De Hoge Raad heeft zich in deze zaak gebogen over de vraag of de makelaar, die was ingeschakeld voor de bemiddeling bij de verkoop van een onroerend goed, als gevolmachtigde kon worden beschouwd. De Hoge Raad oordeelde dat een opdracht aan een makelaar tot bemiddeling bij de verkoop van een pand geen volmacht inhoudt tot het sluiten van een koopovereenkomst. Dit betekent dat de makelaar niet de schijn van vertegenwoordigingsbevoegdheid wekt.

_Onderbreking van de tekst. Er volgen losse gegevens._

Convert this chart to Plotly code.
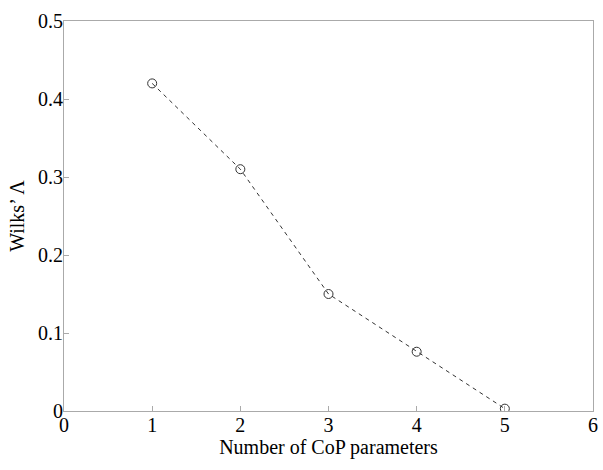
import plotly.graph_objects as go

n_params = [1, 2, 3, 4, 5]
wilks = [0.42, 0.31, 0.15, 0.076, 0.003]
x_ticks = [0, 1, 2, 3, 4, 5, 6]
y_ticks = [0, 0.1, 0.2, 0.3, 0.4, 0.5]
y_tick_text = ["0", "0.1", "0.2", "0.3", "0.4", "0.5"]

fig = go.Figure()
fig.add_trace(go.Scatter(
    x=n_params, y=wilks, mode="lines+markers",
    line=dict(color="#333333", width=1, dash="4px,4px"),
    marker=dict(symbol="circle-open", size=9, color="#333333", line=dict(width=1)),
    showlegend=False,
))

axis_common = dict(
    showgrid=False, zeroline=False, showline=True, linecolor="#aaaaaa", linewidth=1,
    mirror=True, ticks="inside", ticklen=5, tickcolor="#aaaaaa", automargin=False,
    tickfont=dict(family="Liberation Serif", size=20, color="black"),
)
fig.update_xaxes(range=[0, 6], tickvals=x_ticks, ticktext=[str(v) for v in x_ticks],
                 ticklabelstandoff=-4,
                 title=dict(text="Number of CoP parameters", standoff=2,
                            font=dict(family="Liberation Serif", size=20, color="black")),
                 **axis_common)
fig.update_yaxes(range=[0, 0.5], tickvals=y_ticks, ticktext=y_tick_text,
                 ticklabelstandoff=-4,
                 title=dict(text="Wilks’ Λ", standoff=8,
                            font=dict(family="Liberation Serif", size=20, color="black")),
                 **axis_common)
fig.update_layout(
    width=603, height=470,
    margin=dict(l=64, r=10, t=21, b=59),
    plot_bgcolor="white", paper_bgcolor="white",
)
fig.write_html("out.html",
               config={"displayModeBar": False},
               post_script="document.body.style.margin='0';document.body.style.overflow='hidden';")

De Hoge Raad concludeerde dat [eiser] niet mocht afleiden dat de makelaar gemachtigd was om een koopovereenkomst te sluiten, enkel op basis van de mededeling dat het bod was geaccepteerd.
De Hoge Raad heeft het beroep van [eiser] verworpen en hem veroordeeld in de kosten van het geding in cassatie, die aan de zijde van Makelaardij Sneek zijn begroot op € 3.856,34 aan verschotten en € 2.200,-- voor salaris. Dit arrest benadrukt de noodzaak voor partijen om duidelijkheid te scheppen over de vertegenwoordigingsbevoegdheid bij onderhandelingen en het sluiten van overeenkomsten, vooral in de context van de rol van makelaars in onroerend goed transacties.